[The task]: Reproduce the listing below from the line with "Write a component" to the line with "const L = 54.3, R = 388.8, T = 29, B = 251.7;", both lines included, character for character, minus any pictures.

[Provided material]:
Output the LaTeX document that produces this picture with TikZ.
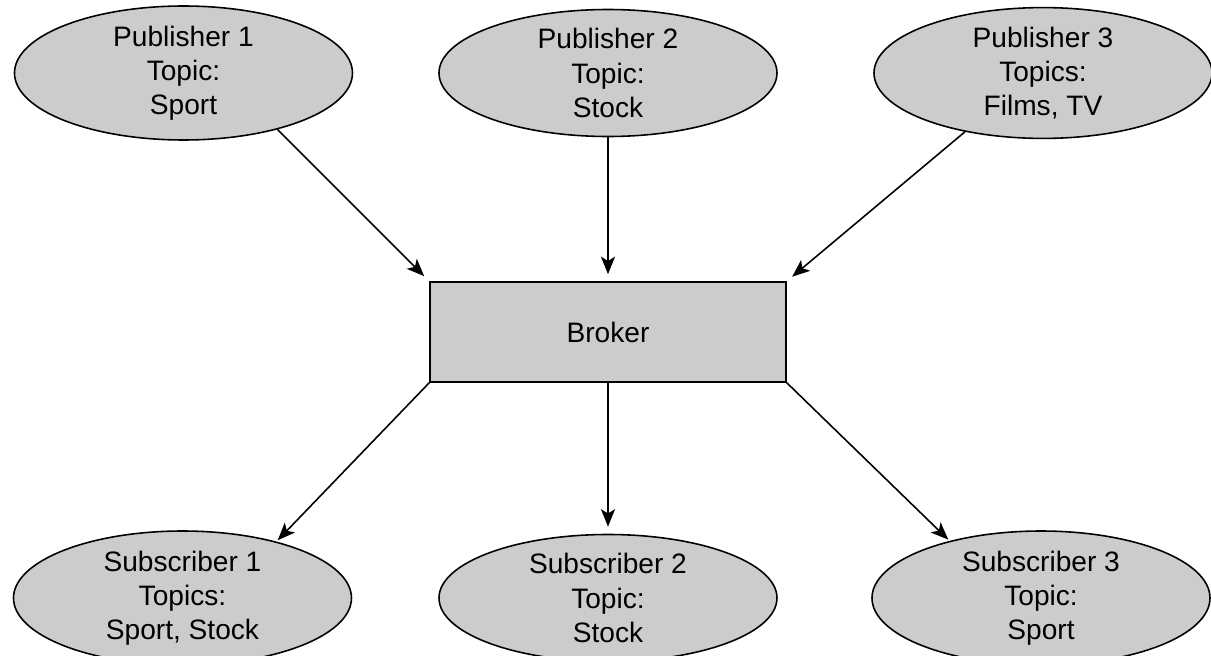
\documentclass[tikz,border=0pt]{standalone}
\usepackage{fontspec}
\setmainfont{Liberation Sans}
\usetikzlibrary{shapes,arrows.meta,positioning}
\tikzset{
party/.style = {draw, fill=black!20, ellipse, align = center, inner sep=0pt, minimum width=6.76cm, minimum height=2.54cm, line width=0.9pt, font=\fontsize{16}{19.5}\selectfont},
hub/.style = {draw, fill=black!20, rectangle, align = center, minimum width=7.12cm, minimum height=2cm, line width=0.9pt, font=\fontsize{16}{19.5}\selectfont},
link/.style = {->, line width=0.9pt}
}

\begin{document}
\begin{tikzpicture}[auto, node distance=2cm, >={Stealth[length=10pt,width=8pt,inset=2.5pt]}]
    \useasboundingbox (-12.16,6.64) rectangle (12.06,-6.46);

    \node[hub] (broker) {Broker};

    \node[party, above of = broker, node distance=5.18cm] (pub2) {Publisher 2\\Topic:\\Stock};
    \node[party, left of = pub2, node distance=8.49cm] (pub1) {Publisher 1\\Topic:\\Sport};
    \node[party, right of = pub2, node distance=8.7cm] (pub3) {Publisher 3\\Topics:\\Films, TV};

    \node[party, below of = broker, node distance=5.32cm] (sub2) {Subscriber 2\\Topic:\\Stock};
    \node[party, left of = sub2, node distance=8.51cm] (sub1) {Subscriber 1\\Topics:\\Sport, Stock};
    \node[party, right of = sub2, node distance=8.66cm] (sub3) {Subscriber 3\\Topic:\\Sport};

    % publishers push to the broker
    \draw[link, shorten >=4pt] (pub1.-31) -- (broker.north west);
    \draw[link, shorten >=4pt] (pub2) -- (broker);
    \draw[link, shorten >=4pt] (pub3.-143) -- (broker.north east);

    % broker forwards to the subscribers
    \draw[link, shorten >=1pt] (broker.south west) -- (sub1.31);
    \draw[link, shorten >=4pt] (broker) -- (sub2);
    \draw[link, shorten >=1pt] (broker.south east) -- (sub3.148);
    \end{tikzpicture}
\end{document}
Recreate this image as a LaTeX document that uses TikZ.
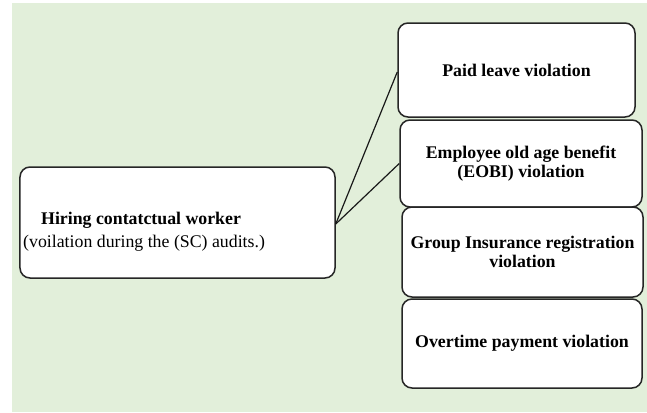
\documentclass[tikz,border=0pt]{standalone}
\usepackage{fontspec}
\setmainfont{Liberation Serif}
\definecolor{bggreen}{HTML}{E2EFDA}
\definecolor{boxline}{HTML}{262626}
\begin{document}
\begin{tikzpicture}[x=1bp,y=-1bp,
  box/.style={draw=boxline, line width=1.5bp, fill=white, rounded corners=10bp, inner sep=0pt, align=center,
    font=\fontsize{17.8bp}{18.5bp}\selectfont\bfseries},
  conn/.style={draw=black!90, line width=1.2bp}]
\useasboundingbox (0,0) rectangle (647,412);
\fill[bggreen] (12,3) rectangle (647,412);
% left box
\node[box, minimum width=315bp, minimum height=111bp] (hire) at (177.5,222.5) {};
\node[anchor=west, inner sep=0pt, align=left, font=\fontsize{17.8bp}{23bp}\selectfont] (hiretxt) at (23,231.5)
  {\hspace{18bp}\textbf{Hiring contatctual worker}\\(voilation during the (SC) audits.)};
% right boxes
\node[box, minimum width=237bp, minimum height=94bp] (paid) at (516.5,70) {Paid leave violation};
\node[box, minimum width=242bp, minimum height=87bp] (eobi) at (521,163.5) {Employee old age benefit\\(EOBI) violation};
\node[box, minimum width=241bp, minimum height=90bp] (group) at (522.5,252) {Group Insurance registration\\violation};
\node[box, minimum width=240bp, minimum height=89bp] (over) at (522,343.5) {Overtime payment violation};
% connectors
\coordinate (src) at ([yshift=-1.5bp]hire.east);
\draw[conn] (src) -- ([yshift=-2bp]paid.west);
\draw[conn] (src) -- (eobi.west);
\end{tikzpicture}
\end{document}
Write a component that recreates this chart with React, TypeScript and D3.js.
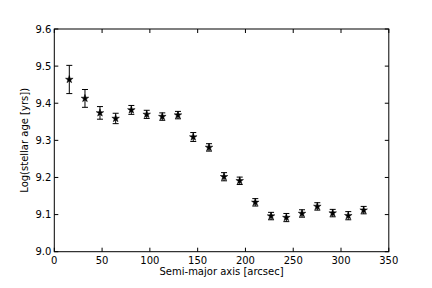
import React from "react";
import * as d3 from "d3";

const xs = [15.7, 32.1, 47.8, 64.2, 80.6, 96.7, 113, 129.4, 145.4, 161.9, 177.6, 194, 210.3, 226.8, 242.8, 259.2, 275.2, 291.3, 307.6, 323.7];
const ys = [9.464, 9.413, 9.374, 9.359, 9.382, 9.37, 9.364, 9.368, 9.309, 9.281, 9.202, 9.191, 9.133, 9.096, 9.092, 9.103, 9.122, 9.104, 9.097, 9.112];
const errs = [0.038, 0.024, 0.017, 0.014, 0.012, 0.011, 0.01, 0.01, 0.012, 0.01, 0.011, 0.01, 0.01, 0.01, 0.011, 0.01, 0.01, 0.01, 0.011, 0.01];
const xTicks = [0, 50, 100, 150, 200, 250, 300, 350];
const yTicks = [9.0, 9.1, 9.2, 9.3, 9.4, 9.5, 9.6];

const W = 432, H = 288;
const L = 54.3, R = 388.8, T = 29, B = 251.7;

export default function App() {
  const x = d3.scaleLinear().domain([0, 350]).range([L, R]);
  const y = d3.scaleLinear().domain([9.0, 9.6]).range([B, T]);
  const star = d3.symbol().type(d3.symbolStar).size(18)();
  const font = "DejaVu Sans";
  return (
    <svg width={W} height={H} style={{ position: "absolute", left: 0, top: 0 }} fontFamily={font}>
      <rect x={0} y={0} width={W} height={H} fill="#fff" />
      {xs.map((xv, i) => {
        const cx = x(xv);
        const y1 = y(ys[i] + errs[i]);
        const y2 = y(ys[i] - errs[i]);
        return (
          <g key={"e" + i} stroke="#000" strokeWidth={1}>
            <line x1={cx} x2={cx} y1={y1} y2={y2} />
            <line x1={cx - 3} x2={cx + 3} y1={y1} y2={y1} />
            <line x1={cx - 3} x2={cx + 3} y1={y2} y2={y2} />
          </g>
        );
      })}
      {xs.map((xv, i) => (
        <path key={"s" + i} d={star} transform={`translate(${x(xv)},${y(ys[i])})`} fill="#000" stroke="#000" strokeWidth={0.5} />
      ))}
      <g stroke="#000" strokeWidth={1}>
        {xTicks.map((t) => (
          <g key={"xt" + t}>
            <line x1={x(t)} x2={x(t)} y1={B} y2={B - 4} />
            <line x1={x(t)} x2={x(t)} y1={T} y2={T + 4} />
          </g>
        ))}
        {yTicks.map((t) => (
          <g key={"yt" + t}>
            <line x1={L} x2={L + 4} y1={y(t)} y2={y(t)} />
            <line x1={R} x2={R - 4} y1={y(t)} y2={y(t)} />
          </g>
        ))}
      </g>
      <rect x={L} y={T} width={R - L} height={B - T} fill="none" stroke="#000" strokeWidth={1} />
      {xTicks.map((t) => (
        <text key={"xl" + t} x={x(t)} y={B + 12.5} fontSize={10} textAnchor="middle" fill="#000">
          {t}
        </text>
      ))}
      {yTicks.map((t) => (
        <text key={"yl" + t} x={L - 3} y={y(t) + 3.6} fontSize={10} textAnchor="end" fill="#000">
          {t.toFixed(1)}
        </text>
      ))}
      <text x={(L + R) / 2} y={275} fontSize={10} textAnchor="middle" fill="#000">
        Semi-major axis [arcsec]
      </text>
      <text transform={`translate(28,${(T + B) / 2}) rotate(-90)`} fontSize={10} textAnchor="middle" fill="#000">
        Log(stellar age [yrs])
      </text>
    </svg>
  );
}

[Complete response]:
Write a component that recreates this chart with React, TypeScript and D3.js.
import React from "react";
import * as d3 from "d3";

const xs = [15.7, 32.1, 47.8, 64.2, 80.6, 96.7, 113, 129.4, 145.4, 161.9, 177.6, 194, 210.3, 226.8, 242.8, 259.2, 275.2, 291.3, 307.6, 323.7];
const ys = [9.464, 9.413, 9.374, 9.359, 9.382, 9.37, 9.364, 9.368, 9.309, 9.281, 9.202, 9.191, 9.133, 9.096, 9.092, 9.103, 9.122, 9.104, 9.097, 9.112];
const errs = [0.038, 0.024, 0.017, 0.014, 0.012, 0.011, 0.01, 0.01, 0.012, 0.01, 0.011, 0.01, 0.01, 0.01, 0.011, 0.01, 0.01, 0.01, 0.011, 0.01];
const xTicks = [0, 50, 100, 150, 200, 250, 300, 350];
const yTicks = [9.0, 9.1, 9.2, 9.3, 9.4, 9.5, 9.6];

const W = 432, H = 288;
const L = 54.3, R = 388.8, T = 29, B = 251.7;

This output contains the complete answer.